Like many Sun Ra albums, Other Planes of There offers a musical portrait of where Sun Ra and his Arkestral entourage find themselves during a given period. Exposed to new ideas on a daily basis, challenged to excel by competitors on the downtown scene, Sun Ra might not have considered his music "free," but he benefited from a community which respected and encouraged musical free-thinking. This support allowed him to experiment and grow, to challenge his audience, and to risk rejection if listeners and critics didn't like (or couldn't understand) each progressive musical mutation.
Rehearsing and recording at the Choreographer's Workshop gave ample time to develop ideas without a nudgy A&R exec watching the clock or chiseling the budget. This self-controlled environment (and the usual ad hoc recording quality) marks Other Planes. The arrangements breathe, they evolve unhurriedly, and there's much open space. This is music by process. In contrast to the muscularity of free jazz, Sun Ra's leader-directed improvisations have an orchestrated feel, a pace that juxtaposes the pastoral with sporadic bursts of frenzy and much rhythmic variety. Sunny's love of percussion permeates these sessions. The works proceed with great deliberation, but they move. That's no accident. "No matter how far out my music may be," Sun Ra once explained, "you can always dance to it."
If you started your explorations of Sun Ra with Jazz in Silhouette or Bad and Beautiful, Other Planes of There might be a good follow-up before you dive into his more spaced-out (or outer-space) records, simply because despite the title, it's still more "here" than "there", and still largely free of the electronics that would soon become the Arkestra's trademark.
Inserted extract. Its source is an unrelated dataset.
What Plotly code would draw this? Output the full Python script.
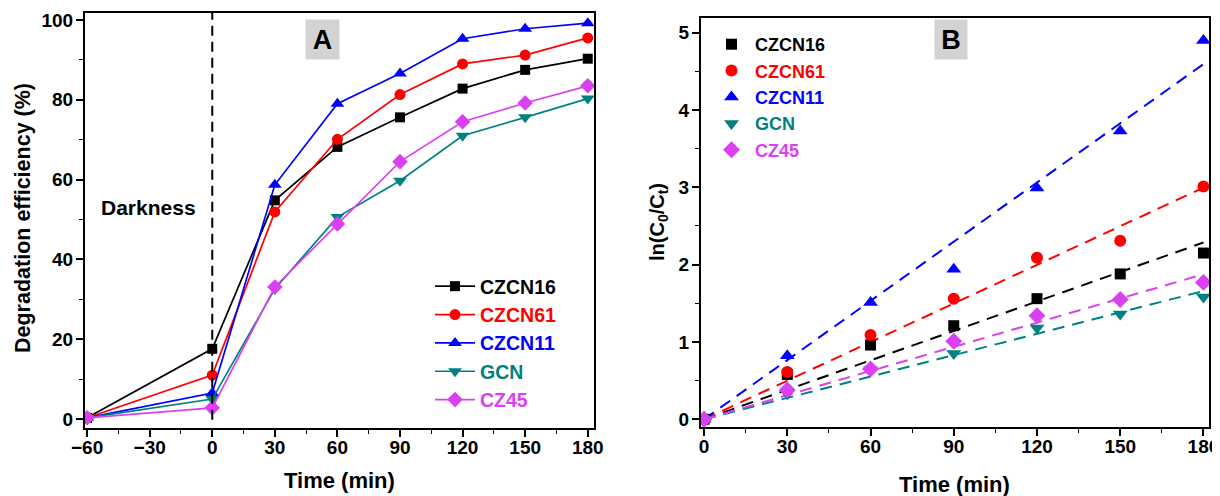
import numpy as np
import plotly.graph_objects as go

# ---------------- data ----------------
series_names = ["CZCN16", "CZCN61", "CZCN11", "GCN", "CZ45"]
series_colors = ["#000000", "#FF0000", "#0000FF", "#008080", "#DA40F2"]
series_symbols = ["square", "circle", "triangle-up", "triangle-down", "diamond"]
series_sizes = [10, 11, 12, 12, 12]

# Panel A: degradation efficiency (%) vs time (min)
time_a = [-60, 0, 30, 60, 90, 120, 150, 180]
eff_czcn16 = [0.3, 17.6, 54.8, 68.2, 75.6, 82.8, 87.5, 90.3]
eff_czcn61 = [0.3, 11.0, 51.9, 70.1, 81.3, 89.0, 91.2, 95.5]
eff_czcn11 = [0.3, 6.5, 58.7, 79.0, 86.6, 95.3, 97.8, 99.2]
eff_gcn = [0.3, 5.0, 32.6, 50.6, 59.7, 71.0, 75.6, 80.3]
eff_cz45 = [0.3, 2.8, 33.1, 48.9, 64.5, 74.5, 79.2, 83.5]
eff_all = [eff_czcn16, eff_czcn61, eff_czcn11, eff_gcn, eff_cz45]

# Panel B: ln(C0/Ct) vs time (min)
time_b = [0, 30, 60, 90, 120, 150, 180]
ln_czcn16 = [0.0, 0.58, 0.96, 1.21, 1.56, 1.88, 2.15]
ln_czcn61 = [0.0, 0.61, 1.09, 1.56, 2.09, 2.31, 3.01]
ln_czcn11 = [0.0, 0.82, 1.51, 1.94, 2.99, 3.73, 4.90]
ln_gcn = [0.0, 0.33, 0.64, 0.85, 1.18, 1.36, 1.58]
ln_cz45 = [0.0, 0.38, 0.65, 1.01, 1.34, 1.55, 1.77]
ln_all = [ln_czcn16, ln_czcn61, ln_czcn11, ln_gcn, ln_cz45]

xticks_a = [-60, -30, 0, 30, 60, 90, 120, 150, 180]
yticks_a = [0, 20, 40, 60, 80, 100]
xticks_b = [0, 30, 60, 90, 120, 150, 180]
yticks_b = [0, 1, 2, 3, 4, 5]

FONT = "Liberation Sans, Arial, sans-serif"
W, H = 1220, 496

# the page body adds an 8 px offset to the figure
OX, OY = 8.0, 8.0


def px_x(p):
    return (p - OX) / W


def px_y(p):
    return 1 - (p - OY) / H


fig = go.Figure()

# Panel A traces
for name, col, sym, sz, ys in zip(series_names, series_colors, series_symbols, series_sizes, eff_all):
    fig.add_trace(go.Scatter(
        x=time_a, y=ys, mode="lines+markers", xaxis="x", yaxis="y",
        line=dict(color=col, width=1.7),
        marker=dict(symbol=sym, size=sz, color=col),
        name=f"<b><span style='color:{col}'>{name}</span></b>",
        legend="legend",
    ))

# Panel B: pseudo-first-order fits through origin (least squares)
tb = np.array(time_b, dtype=float)
for name, col, ys in zip(series_names, series_colors, ln_all):
    yb = np.array(ys, dtype=float)
    k = float(np.sum(tb * yb) / np.sum(tb * tb))
    tfit = np.array([tb.min(), tb.max()])
    fig.add_trace(go.Scatter(
        x=tfit, y=k * tfit, mode="lines", xaxis="x2", yaxis="y2",
        line=dict(color=col, width=2, dash="12px,8px"),
        showlegend=False, hoverinfo="skip",
    ))

for name, col, sym, sz, ys in zip(series_names, series_colors, series_symbols, series_sizes, ln_all):
    fig.add_trace(go.Scatter(
        x=time_b, y=ys, mode="markers", xaxis="x2", yaxis="y2",
        marker=dict(symbol=sym, size=sz + 1, color=col),
        name=f"<b><span style='color:{col}'>{name}</span></b>",
        legend="legend2",
    ))

tickfont = dict(family=FONT, size=19, color="black", weight="bold")
common = dict(
    showline=True, linecolor="black", linewidth=2, mirror=True,
    ticks="outside", ticklen=7, tickwidth=1.6, tickcolor="black",
    showgrid=False, zeroline=False, tickfont=tickfont,
)
minor_common = dict(ticks="outside", ticklen=4, tickwidth=1.4, tick0=0, tickcolor="black")

fig.update_layout(
    width=W, height=H,
    margin=dict(l=0, r=0, t=0, b=0, autoexpand=False),
    paper_bgcolor="white", plot_bgcolor="white",
    font=dict(family=FONT, color="black"),
    xaxis=dict(domain=[px_x(85), px_x(594)], range=[-61, 183], tickvals=xticks_a,
               minor=dict(dtick=15, **minor_common),
               anchor="y", ticklabelstandoff=-6, **common),
    yaxis=dict(domain=[px_y(428), px_y(13)], range=[-2.25, 101.75], tickvals=yticks_a,
               minor=dict(dtick=10, **minor_common),
               anchor="x", ticklabelstandoff=-1, **common),
    xaxis2=dict(domain=[px_x(701), px_x(1209)], range=[-1.1, 182.0], tickvals=xticks_b,
                minor=dict(dtick=15, **minor_common),
                anchor="y2", ticklabelstandoff=-6, **common),
    yaxis2=dict(domain=[px_y(427), px_y(18)], range=[-0.1, 5.19], tickvals=yticks_b,
                minor=dict(dtick=0.5, **minor_common),
                anchor="x2", ticklabelstandoff=-1, **common),
    legend=dict(x=422 / W, y=1 - 259 / H, xanchor="left", yanchor="top",
                bgcolor="rgba(0,0,0,0)", borderwidth=0,
                font=dict(family=FONT, size=19.5, color="black"),
                itemwidth=40, tracegroupgap=0),
    legend2=dict(x=700 / W, y=1 - 18 / H, xanchor="left", yanchor="top",
                 bgcolor="rgba(0,0,0,0)", borderwidth=0,
                 font=dict(family=FONT, size=18, color="black"),
                 itemwidth=37, tracegroupgap=0),
    showlegend=True,
)

# Dashed line marking end of darkness period
fig.add_shape(type="line", xref="x", yref="y domain", x0=0, x1=0, y0=0.02, y1=1,
              line=dict(color="black", width=2, dash="10px,6px"))

ann_font = dict(family=FONT, color="black", weight="bold")
center = dict(xanchor="center", yanchor="middle", xref="paper", yref="paper", showarrow=False)
annotations = [
    dict(text="Darkness", x=-30.8, y=53, xref="x", yref="y", showarrow=False,
         xanchor="center", yanchor="middle", font=dict(size=21, **ann_font)),
    dict(text="A", x=px_x(322), y=px_y(40), bgcolor="#D3D3D3", width=31, height=37,
         font=dict(size=27, **ann_font), **center),
    dict(text="B", x=px_x(951), y=px_y(40), bgcolor="#D3D3D3", width=30, height=37,
         font=dict(size=27, **ann_font), **center),
    dict(text="Time (min)", x=px_x(339), y=px_y(480), font=dict(size=22, **ann_font), **center),
    dict(text="Time (min)", x=px_x(954), y=px_y(484), font=dict(size=22, **ann_font), **center),
    dict(text="Degradation efficiency (%)", x=px_x(23), y=px_y(218), textangle=-90,
         font=dict(size=21.5, **ann_font), **center),
    dict(text="ln(C<sub>0</sub>/C<sub>t</sub>)", x=px_x(659), y=px_y(222), textangle=-90,
         font=dict(size=20, **ann_font), **center),
]
fig.update_layout(annotations=annotations)

fig.write_html("out.html")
Track one (or side A) is very free jazz, but surprisingly sparse and much closer to Ornette Coleman than to Saturn; the rest of the material is four rather compact pieces that are exploratory without losing their earthly footing and clear-cut structures. Recorded by a large ensemble including three trombonists, two flutists, two drummers and the two well-seasoned saxophonists John Gilmore and Pat Patrick (both as always in excellent form), Other Planes is something like Ra's Symphony for Arkestra, an extremely accomplished suite that will challenge fans of free jazz without completely freaking out those still more accustomed to post bop. It comprises influences from America to the Orient and from Earth to Saturn; not an easy listen, but a hugely rewarding one.